It's too bad that our president had to be reminded that the one-two punch of hurricanes Irma and Maria devastated Puerto Rico, and that, yes, all of Puerto Rico's 3.4 million residents are 100 percent bona fide Americans.
Eight days after the island was ravaged a second time by the category 4 Hurricane Maria, President Donald Trump found his pen and waived a nearly century-old law that prevents non-American ships from aiding the island. Our president waived that same rule, known as the Jones Act, for Houston and Florida within hours of Hurricane Harvey's strike on Houston and Irma's lashing of Florida.
But to be fair, as Maria swept out of Puerto Rico, Trump was busy tweeting about the NFL football players taking knees to protest racism and to rebuke his statements about them.
But there's still the question of why Puerto Rico is still waiting for other invaluable U.S. aid and response.

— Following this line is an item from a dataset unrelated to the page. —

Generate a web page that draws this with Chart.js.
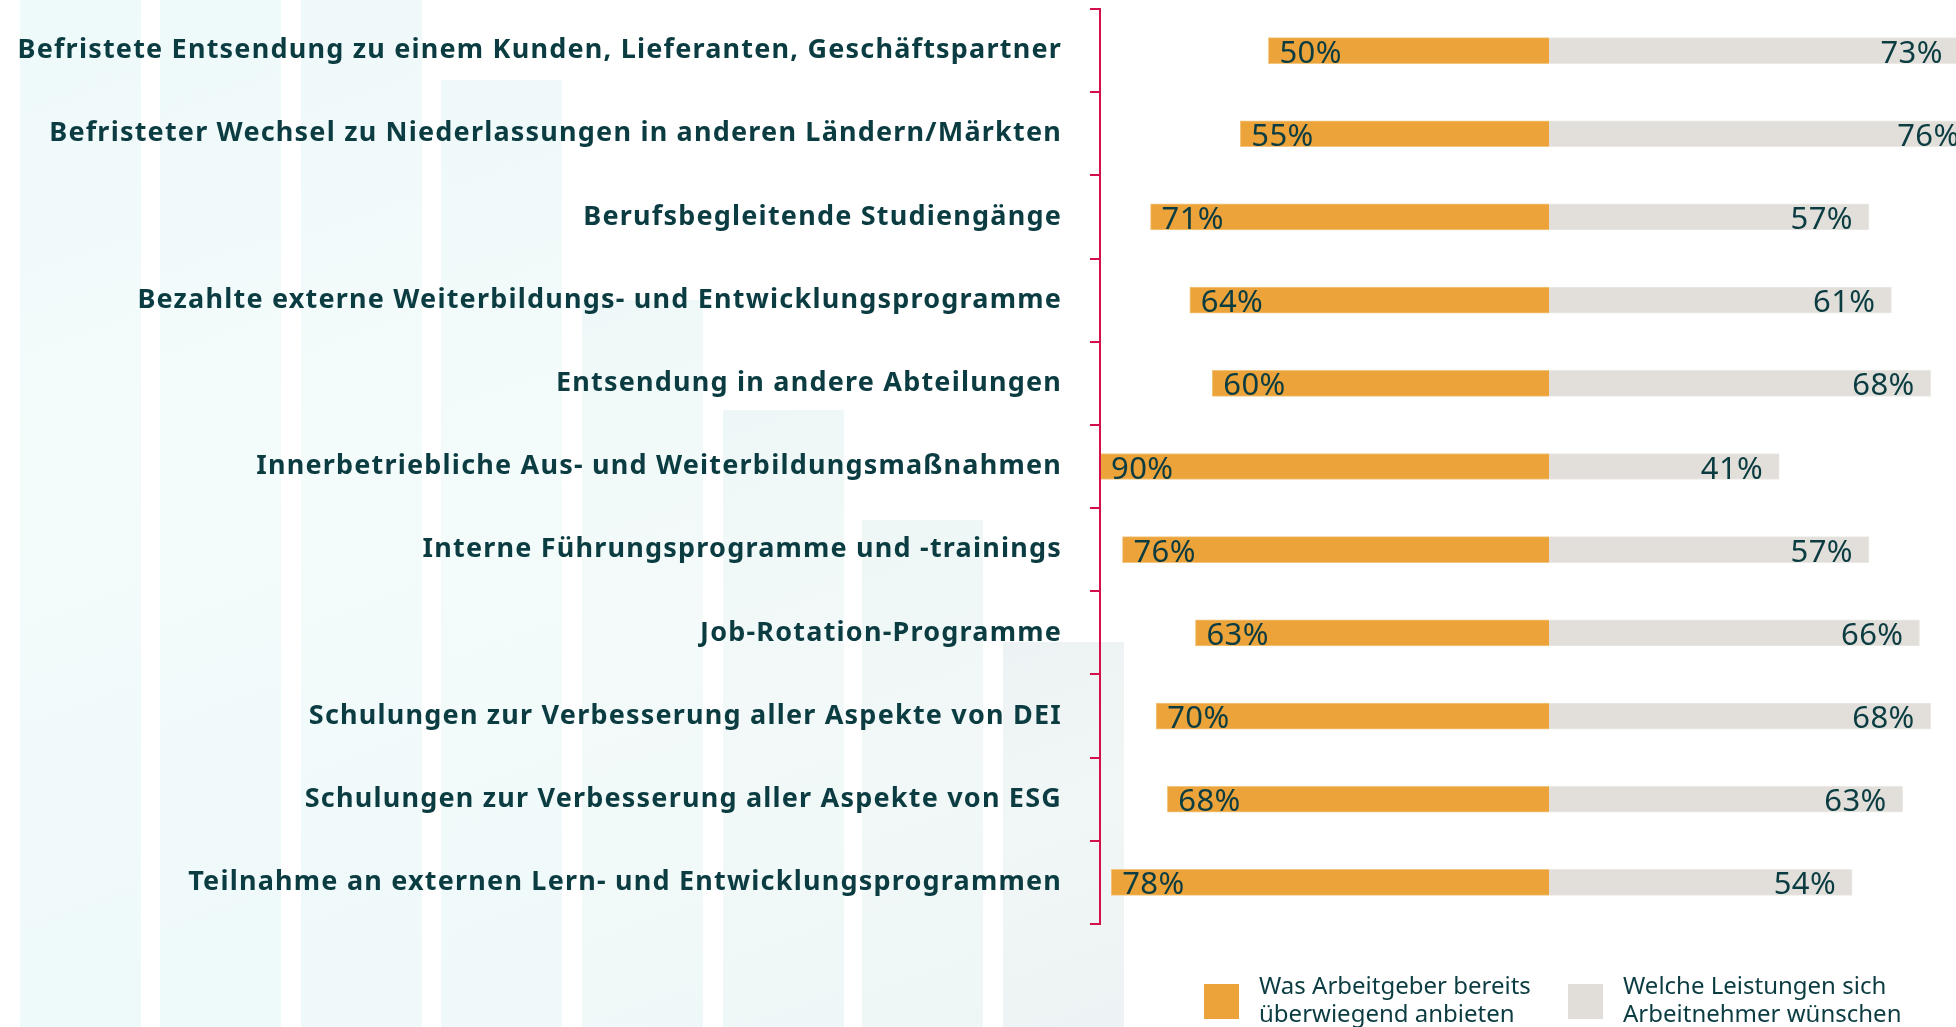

You might recall that in the aftermath of President George W. Bush bragging "good job, Brownie" despite the full sorrow of Katrina and our lethargic response to it becoming clearer by the minute, our day-late and dollar-short government finally sent military helicopters and troops to New Orleans. Then Bush installed Gen. Russel Honoré to set things right.
Well, that's only now happening in Puerto Rico. At least in part.
The island, about the size of New Jersey, has almost no fresh water, no phone service, no power and the status of the food supply and its accessibility is uncertain. Journalists there say food and supplies are sitting at docks, but there are no drivers for trucks to distribute it. Many roads are impassible. Most vehicles are destroyed. Gasoline supplies are minuscule. Even willing volunteers can't get to the docks to help.
Restoring electricity will take months, the health-care system isn't functioning, and a major dam may yet break, causing further dangerous flooding. At the week's end, a private commercial cruise ship company was helping to evacuate people. But our military ships weren't there.
To say this is Trump's Katrina gives our president far more credit than he deserves. Trump on Thursday finally named Gen. Jeffrey Buchanan to lead a military operation in Puerto Rico. When CNN asked Trump's top homeland security adviser, Tom Bossert, why it had taken eight days to put a general in charge, Bossert's absurd answer was: "It didn't require a three-star general eight days ago."
Katrina's now-retired Gen. Honoré couldn't be more outraged: "I don't know what the hell is going on!" he said on CNN, "Puerto Rico is bigger than Katrina." He called for the military to surge air traffic controllers onto the island to open airports, transportation specialists to clear roads and the deployment of many more troops, ships and helicopters.
He scoffed at the White House defense that 7,200 troops are on the island, and about 2,800 federal relief workers have been dispatched: "I had 20,000 federal troops. Not federal workers, federal troops."
Bloomberg View's Tyler Cowen wrote last week that as federal aid was slowly being mobilized, even that won't restore the pre-storm state, which was already fiscally insolvent even before the storm struck. Thanks to the Jones Act, supply costs already are artificially high in Puerto Rico, where the population over 60 is higher than in any U.S. state.
"Statehood would have been Puerto Rico's best chance for economic growth," Cowen states. "When regions moved from territories to full-blown states, it provided a big boost to their per capita incomes. Puerto Rico never did the same, in part because its citizens voted not to, and in part because the mainland was reluctant to absorb a Hispanic territory. These days, political polarization renders statehood hard to imagine, as Puerto Rican senators likely would be Democrats."
Trump has, of course, already bragged that our disaster response to Puerto Rico has been a "great job."
He says he will visit Tuesday.
It should be interesting. Any bets on whether he'll mention the NFL?